Saturday, November 3, 2012

Next Chapter: Radiation.


You have all heard me complaining about radiation. You know I don’t want to do it. You know I am fearful of what it will do to my skin. You know I am fearful that it will damage my expanders. You know I don’t want to put off getting rid of my expanders and getting my implants implanted any longer then I have too. You know I am torn between getting it started ASAP and waiting till the new year to get it started.

So I am not going to get into any of that again.

Last night Alan and I met once again with the radiation oncologist Dr. M. Again it was discussed the idea that rads is recommended based on my young (?) age, my HER2+ status and because only one node was removed and found to have a small (0.35mm) micromets of cancer. I still wish a few more nodes had been removed…but I again stated that I was more against a total node dissection then I was against rads.

So rads it is.

It’s a big time commitment. It will be daily (ideally once every 24 hrs, but there is some wiggle room in there) for 34 zaps. Not counting weekends and holidays (because obviously cancer doesn’t spread on weekends and holidays) this will take the better part of 7 weeks. Fun times.

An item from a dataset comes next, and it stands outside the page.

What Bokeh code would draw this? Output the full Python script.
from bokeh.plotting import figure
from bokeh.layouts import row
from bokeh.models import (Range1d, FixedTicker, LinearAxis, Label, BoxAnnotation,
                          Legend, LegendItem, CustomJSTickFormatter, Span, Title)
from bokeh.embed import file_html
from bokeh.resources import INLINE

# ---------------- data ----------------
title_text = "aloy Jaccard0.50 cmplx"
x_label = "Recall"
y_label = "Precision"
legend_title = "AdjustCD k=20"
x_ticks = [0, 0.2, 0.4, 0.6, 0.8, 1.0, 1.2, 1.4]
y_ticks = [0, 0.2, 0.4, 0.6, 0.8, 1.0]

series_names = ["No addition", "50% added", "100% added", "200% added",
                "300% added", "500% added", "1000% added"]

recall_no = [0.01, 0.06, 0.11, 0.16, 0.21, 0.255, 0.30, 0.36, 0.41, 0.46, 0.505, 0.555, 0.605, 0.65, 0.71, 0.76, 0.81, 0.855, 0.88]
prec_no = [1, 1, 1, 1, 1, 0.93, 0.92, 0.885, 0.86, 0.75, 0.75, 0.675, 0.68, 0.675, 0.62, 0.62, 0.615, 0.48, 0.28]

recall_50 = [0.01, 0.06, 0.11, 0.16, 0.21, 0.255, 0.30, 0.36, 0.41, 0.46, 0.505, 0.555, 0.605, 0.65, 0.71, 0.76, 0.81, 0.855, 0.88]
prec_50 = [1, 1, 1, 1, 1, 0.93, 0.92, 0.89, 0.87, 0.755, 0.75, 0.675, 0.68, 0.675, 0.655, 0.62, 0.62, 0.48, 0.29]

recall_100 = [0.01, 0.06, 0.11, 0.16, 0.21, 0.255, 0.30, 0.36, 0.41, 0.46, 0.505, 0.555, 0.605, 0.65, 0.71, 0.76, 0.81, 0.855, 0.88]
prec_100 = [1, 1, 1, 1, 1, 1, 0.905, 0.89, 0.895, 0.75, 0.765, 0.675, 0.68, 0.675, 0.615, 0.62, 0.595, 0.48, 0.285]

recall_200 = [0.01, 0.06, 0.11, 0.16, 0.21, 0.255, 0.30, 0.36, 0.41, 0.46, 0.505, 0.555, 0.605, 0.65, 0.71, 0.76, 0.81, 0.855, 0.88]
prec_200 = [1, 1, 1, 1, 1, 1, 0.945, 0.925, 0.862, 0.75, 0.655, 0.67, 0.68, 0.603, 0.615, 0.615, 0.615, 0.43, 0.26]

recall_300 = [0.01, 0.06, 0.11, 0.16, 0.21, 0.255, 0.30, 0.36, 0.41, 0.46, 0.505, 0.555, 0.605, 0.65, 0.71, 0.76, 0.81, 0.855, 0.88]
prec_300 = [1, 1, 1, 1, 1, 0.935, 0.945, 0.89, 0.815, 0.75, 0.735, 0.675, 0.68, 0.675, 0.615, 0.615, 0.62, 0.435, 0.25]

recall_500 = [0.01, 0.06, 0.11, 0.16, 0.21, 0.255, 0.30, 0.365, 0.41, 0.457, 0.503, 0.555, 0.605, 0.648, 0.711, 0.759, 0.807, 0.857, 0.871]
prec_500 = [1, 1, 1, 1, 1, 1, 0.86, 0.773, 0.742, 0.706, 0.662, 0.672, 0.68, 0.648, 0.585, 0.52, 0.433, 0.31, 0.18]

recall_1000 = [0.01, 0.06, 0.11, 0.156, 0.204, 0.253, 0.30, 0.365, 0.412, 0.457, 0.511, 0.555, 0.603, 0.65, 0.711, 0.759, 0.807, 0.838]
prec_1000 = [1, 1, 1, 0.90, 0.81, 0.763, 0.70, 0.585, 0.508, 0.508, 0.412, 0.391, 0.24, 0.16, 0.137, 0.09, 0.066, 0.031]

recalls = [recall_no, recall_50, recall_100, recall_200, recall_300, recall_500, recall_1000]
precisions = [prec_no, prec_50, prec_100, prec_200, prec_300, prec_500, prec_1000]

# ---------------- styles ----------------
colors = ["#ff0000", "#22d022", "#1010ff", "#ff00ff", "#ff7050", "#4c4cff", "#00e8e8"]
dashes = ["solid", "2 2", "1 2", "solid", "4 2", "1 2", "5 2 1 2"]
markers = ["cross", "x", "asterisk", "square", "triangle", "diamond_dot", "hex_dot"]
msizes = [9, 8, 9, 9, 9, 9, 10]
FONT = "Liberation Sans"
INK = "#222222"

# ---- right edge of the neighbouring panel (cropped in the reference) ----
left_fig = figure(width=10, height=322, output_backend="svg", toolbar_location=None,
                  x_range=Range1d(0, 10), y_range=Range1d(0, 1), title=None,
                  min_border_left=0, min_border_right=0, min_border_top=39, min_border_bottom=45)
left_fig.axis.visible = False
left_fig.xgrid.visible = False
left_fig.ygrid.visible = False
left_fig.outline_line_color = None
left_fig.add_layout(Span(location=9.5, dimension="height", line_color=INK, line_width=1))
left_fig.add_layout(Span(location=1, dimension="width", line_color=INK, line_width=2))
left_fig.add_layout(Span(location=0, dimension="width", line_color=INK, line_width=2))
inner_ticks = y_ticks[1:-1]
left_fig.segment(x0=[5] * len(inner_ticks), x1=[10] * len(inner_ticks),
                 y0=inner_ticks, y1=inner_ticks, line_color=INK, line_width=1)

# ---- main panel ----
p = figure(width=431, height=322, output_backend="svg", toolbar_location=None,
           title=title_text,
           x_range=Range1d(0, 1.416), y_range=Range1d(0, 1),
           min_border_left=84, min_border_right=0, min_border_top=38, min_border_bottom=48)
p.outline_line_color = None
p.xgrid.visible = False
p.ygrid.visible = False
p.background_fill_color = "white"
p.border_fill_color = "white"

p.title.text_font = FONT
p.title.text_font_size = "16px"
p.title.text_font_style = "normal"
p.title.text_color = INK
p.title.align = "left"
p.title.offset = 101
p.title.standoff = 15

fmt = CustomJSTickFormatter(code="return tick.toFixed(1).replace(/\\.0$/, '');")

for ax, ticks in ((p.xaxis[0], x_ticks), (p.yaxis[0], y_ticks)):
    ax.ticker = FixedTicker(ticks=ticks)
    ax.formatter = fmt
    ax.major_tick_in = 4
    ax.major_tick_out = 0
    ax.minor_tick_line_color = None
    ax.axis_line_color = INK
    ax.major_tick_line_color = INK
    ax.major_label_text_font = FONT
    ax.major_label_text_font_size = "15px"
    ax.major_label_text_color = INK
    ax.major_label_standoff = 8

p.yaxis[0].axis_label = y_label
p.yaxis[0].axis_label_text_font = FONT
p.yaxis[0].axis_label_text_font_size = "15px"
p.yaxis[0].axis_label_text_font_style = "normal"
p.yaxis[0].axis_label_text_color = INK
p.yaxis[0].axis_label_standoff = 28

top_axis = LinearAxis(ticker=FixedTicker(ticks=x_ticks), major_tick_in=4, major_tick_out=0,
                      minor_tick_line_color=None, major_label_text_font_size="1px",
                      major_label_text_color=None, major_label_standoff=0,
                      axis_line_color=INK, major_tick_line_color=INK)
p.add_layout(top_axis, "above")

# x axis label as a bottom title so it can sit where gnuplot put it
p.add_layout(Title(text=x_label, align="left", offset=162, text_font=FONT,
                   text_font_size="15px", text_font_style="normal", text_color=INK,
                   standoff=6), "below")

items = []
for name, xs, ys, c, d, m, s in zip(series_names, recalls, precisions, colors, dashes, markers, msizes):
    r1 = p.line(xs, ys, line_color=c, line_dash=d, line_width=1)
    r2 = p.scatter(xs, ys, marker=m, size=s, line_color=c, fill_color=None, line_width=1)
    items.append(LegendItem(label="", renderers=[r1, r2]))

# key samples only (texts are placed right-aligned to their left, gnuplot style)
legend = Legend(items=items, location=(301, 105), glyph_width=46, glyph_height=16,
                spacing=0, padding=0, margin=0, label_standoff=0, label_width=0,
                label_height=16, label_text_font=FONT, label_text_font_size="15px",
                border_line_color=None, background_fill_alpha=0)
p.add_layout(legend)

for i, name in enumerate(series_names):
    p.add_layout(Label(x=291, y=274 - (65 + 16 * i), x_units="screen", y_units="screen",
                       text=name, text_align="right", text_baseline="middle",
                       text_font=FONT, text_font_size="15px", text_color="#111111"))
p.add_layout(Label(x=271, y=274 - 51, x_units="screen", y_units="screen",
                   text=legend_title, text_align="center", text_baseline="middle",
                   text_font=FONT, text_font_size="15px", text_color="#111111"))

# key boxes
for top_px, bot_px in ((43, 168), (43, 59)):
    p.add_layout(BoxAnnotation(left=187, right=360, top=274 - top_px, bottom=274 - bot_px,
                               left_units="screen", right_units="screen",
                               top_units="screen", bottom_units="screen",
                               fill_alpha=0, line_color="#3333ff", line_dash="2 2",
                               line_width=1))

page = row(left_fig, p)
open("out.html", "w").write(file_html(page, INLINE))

I can expect to experience fatigue (but nothing like chemo), redness (like a sunburn) and that is about it.

So now that I have agreed to do it, the only question left is when to start.

Dr. M. was ok with starting ASAP. She was less then ok with starting in Jan. Usually rads starts 4 weeks after chemo…so that would put me at Tues. Nov. 20.

We found a happy medium and my rads will start the first week of Dec. Before then I need to be “mapped”. Mapping is when they tattoo little blue dots on my skin to mark the areas being radiated (think Phoebe from the show “Friends” when she tattooed the whole world on her shoulder).

Alrighty. Now…lets say this cancer comes back somewhere else in my body. It was the chemo’s job to stop that from happening. I did chemo. I did it for the recommended 6 infusions. So if the cancer comes back elsewhere in my body, well…not my fault. I did chemo. I did what I was told. If the cancer comes back locally, meaning it comes back right where it started, well…not my fault. I did (will do) rads. I did what I was told.

My conscience is clear. I have and will continue to, follow directions. I have put my trust in the medical professionals tasked with saving my life. But I once again reserve the right to quit rads at any time. With your permission, of course.

On a funny note…when Dr. M walked in the room she said “aren’t you the pink flag woman?” Nice, huh?